O existencialismo me ensinou a compreender algo que Alberto Caeiro dizia com muita propriedade: "único sentido oculto das coisas / é elas não terem sentido oculto nenhum". E ainda o mesmo Caeiro: "as coisas não têm significado / têm existência". Aprendi que a vida desprovida de metafísica é mais "digerível". Não há coisas como finalidade ou sentido eterno para a vida humana. O que EXISTE é a vida que se realiza lançada num mundo absurdo (desprovido de significado). Cabe a cada um, por meio de seu existir (e existir implica em escolher), construir-se a si mesmo e encontrar espaços de sentido na "chacina do cotidiano" (Pondé).

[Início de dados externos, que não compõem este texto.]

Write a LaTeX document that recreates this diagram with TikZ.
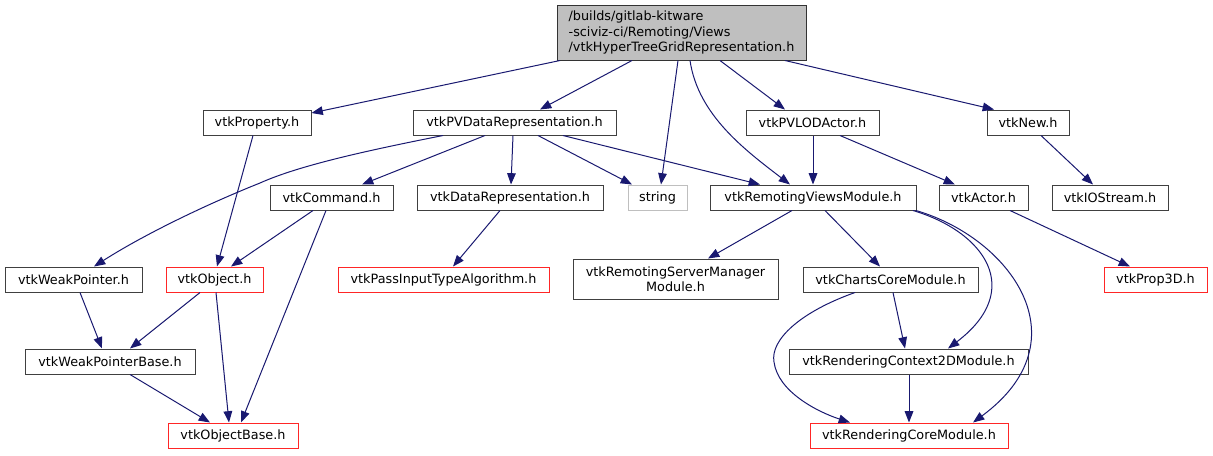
\documentclass[tikz,border=0pt]{standalone}
\usepackage{fontspec}
\setmainfont{DejaVu Sans}
\usepackage{xcolor}
\usetikzlibrary{arrows.meta}
\definecolor{edgeblue}{HTML}{191970}
\definecolor{rootgrey}{HTML}{BFBFBF}

\begin{document}
\begin{tikzpicture}[
    x=0.75pt, y=-0.75pt,
    font=\fontsize{9.6pt}{11.5pt}\selectfont,
    hd/.style={draw=black!75, fill=white, line width=0.75pt, inner sep=0pt,
        minimum height=18.75pt, align=center},
    wd/.style={minimum width=0.75*#1pt},
    trunc/.style={hd, draw=red!85!white},
    sys/.style={hd, draw=rootgrey},
    ar/.style={-{Triangle[length=8.5pt, width=6.5pt]}, draw=edgeblue, line width=0.75pt},
]
    \useasboundingbox (0,0) rectangle (1213,455);

    % ---------- root ----------
    \node[hd, fill=rootgrey, draw=black!80, wd=249, minimum height=41.25pt, align=left]
        (root) at (681.5,32.5) {/builds/gitlab-kitware\\-sciviz-ci/Remoting/Views\\/vtkHyperTreeGridRepresentation.h};

    % ---------- row 1 ----------
    \node[hd, wd=108] (prop)   at (257,122.5)  {vtkProperty.h};
    \node[hd, wd=203] (pvdata) at (514.5,122.5) {vtkPVDataRepresentation.h};
    \node[hd, wd=133] (lod)    at (812.5,122.5) {vtkPVLODActor.h};
    \node[hd, wd=82]  (new)    at (1028,122.5)  {vtkNew.h};

    % ---------- row 2 ----------
    \node[hd, wd=123]  (cmd)     at (331.5,197.5) {vtkCommand.h};
    \node[hd, wd=186]  (datarep) at (510,197.5)   {vtkDataRepresentation.h};
    \node[sys, wd=59]  (str)     at (657.5,197.5) {string};
    \node[hd, wd=206]  (rvm)     at (813,197.5)   {vtkRemotingViewsModule.h};
    \node[hd, wd=89]   (actor)   at (983.5,197.5) {vtkActor.h};
    \node[hd, wd=116]  (iostr)   at (1110,197.5)  {vtkIOStream.h};

    % ---------- row 3 ----------
    \node[hd, wd=137]    (weak)   at (73.5,279.5)  {vtkWeakPointer.h};
    \node[trunc, wd=97]  (obj)    at (214.5,279.5) {vtkObject.h};
    \node[trunc, wd=211] (pass)   at (443.5,279.5) {vtkPassInputTypeAlgorithm.h};
    \node[hd, wd=205, minimum height=30pt] (rsm) at (675.5,279) {vtkRemotingServerManager\\Module.h};
    \node[hd, wd=175]    (charts) at (890.5,279.5) {vtkChartsCoreModule.h};
    \node[trunc, wd=103] (prop3d) at (1155.5,279.5) {vtkProp3D.h};

    % ---------- row 4 ----------
    \node[hd, wd=170] (weakbase) at (110,361.5)   {vtkWeakPointerBase.h};
    \node[hd, wd=239] (ctx2d)    at (908.5,361.5) {vtkRenderingContext2DModule.h};

    % ---------- row 5 ----------
    \node[trunc, wd=130] (objbase) at (233,435.5) {vtkObjectBase.h};
    \node[trunc, wd=198] (rcore)   at (909,435.5) {vtkRenderingCoreModule.h};

    % ---------- edges from root ----------
    \draw[ar] (root.south -| 560,0) -- (prop.east |- 0,113);
    \draw[ar] (root.south -| 632,0) -- (pvdata.north -| 540,0);
    \draw[ar] (root.south -| 678,0) -- (str.north -| 661,0);
    \draw[ar] (root.south -| 690,0) .. controls (698,115) and (745,150) .. (rvm.north -| 790,0);
    \draw[ar] (root.south -| 720,0) -- (lod.north -| 785,0);
    \draw[ar] (root.south -| 785,0) -- (new.north -| 994,0);

    % ---------- row 1 -> lower ----------
    \draw[ar] (prop.south -| 253,0) -- (obj.north -| 217,0);
    \draw[ar] (pvdata.south -| 443,0) .. controls (370,150) and (300,165) .. (260,183)
        .. controls (200,207) and (140,237) .. (weak.north -| 94,0);
    \draw[ar] (pvdata.south -| 485,0) -- (cmd.north -| 362,0);
    \draw[ar] (pvdata.south -| 513,0) -- (datarep.north -| 511,0);
    \draw[ar] (pvdata.south -| 538,0) -- (str.north -| 632,0);
    \draw[ar] (pvdata.south -| 563,0) -- (rvm.north -| 760,0);
    \draw[ar] (lod.south -| 813,0) -- (rvm.north -| 813,0);
    \draw[ar] (lod.south -| 840,0) -- (actor.north -| 955,0);
    \draw[ar] (new.south -| 1041,0) -- (iostr.north -| 1093,0);

    % ---------- row 2 -> lower ----------
    \draw[ar] (cmd.south -| 313,0) -- (obj.north -| 231,0);
    \draw[ar] (cmd.south -| 326,0) -- (objbase.north -| 241,0);
    \draw[ar] (datarep.south -| 500,0) -- (pass.north -| 453,0);
    \draw[ar] (rvm.south -| 792,0) -- (rsm.north -| 708,0);
    \draw[ar] (rvm.south -| 825,0) -- (charts.north -| 880,0);
    \draw[ar] (rvm.south -| 913,0) .. controls (985,232) and (1025,290) .. (ctx2d.north -| 948,0);
    \draw[ar] (rvm.south -| 916,0) .. controls (1010,238) and (1085,340) .. (rcore.north -| 973,0);
    \draw[ar] (actor.south -| 1010,0) -- (prop3d.north -| 1130,0);

    % ---------- row 3 -> lower ----------
    \draw[ar] (weak.south -| 80,0) -- (weakbase.north -| 102,0);
    \draw[ar] (obj.south -| 200,0) -- (weakbase.north -| 130,0);
    \draw[ar] (obj.south -| 216,0) -- (objbase.north -| 229,0);
    \draw[ar] (charts.south -| 893,0) -- (ctx2d.north -| 905,0);
    \draw[ar] (charts.south -| 855,0) .. controls (800,312) and (770,340) .. (774,362)
        .. controls (778,392) and (818,412) .. (rcore.north -| 850,0);

    % ---------- row 4 -> lower ----------
    \draw[ar] (weakbase.south -| 130,0) -- (objbase.north -| 210,0);
    \draw[ar] (ctx2d.south -| 909,0) -- (rcore.north -| 909,0);
\end{tikzpicture}
\end{document}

A partir disso, cabe a cada homem construir sua história, produzindo significado para o mundo, e percebendo que a falta de sentido necessário para a vida não significa desolação ou desespero. Como Camus recordava com seu Sísifo, talvez a felicidade consista na própria realização da absurda vida humana. Ela é sua própria finalidade. E poderíamos chamar também Nietzsche e seu amor fati (como expressão de escolha por uma gratuita aceitação de tudo o que a vida nos proporciona) para essa nossa conversa.
Enfim, acho que já escrevi em demasia...
Saiba que admiro sua coragem de assumir o protagonismo de sua vida.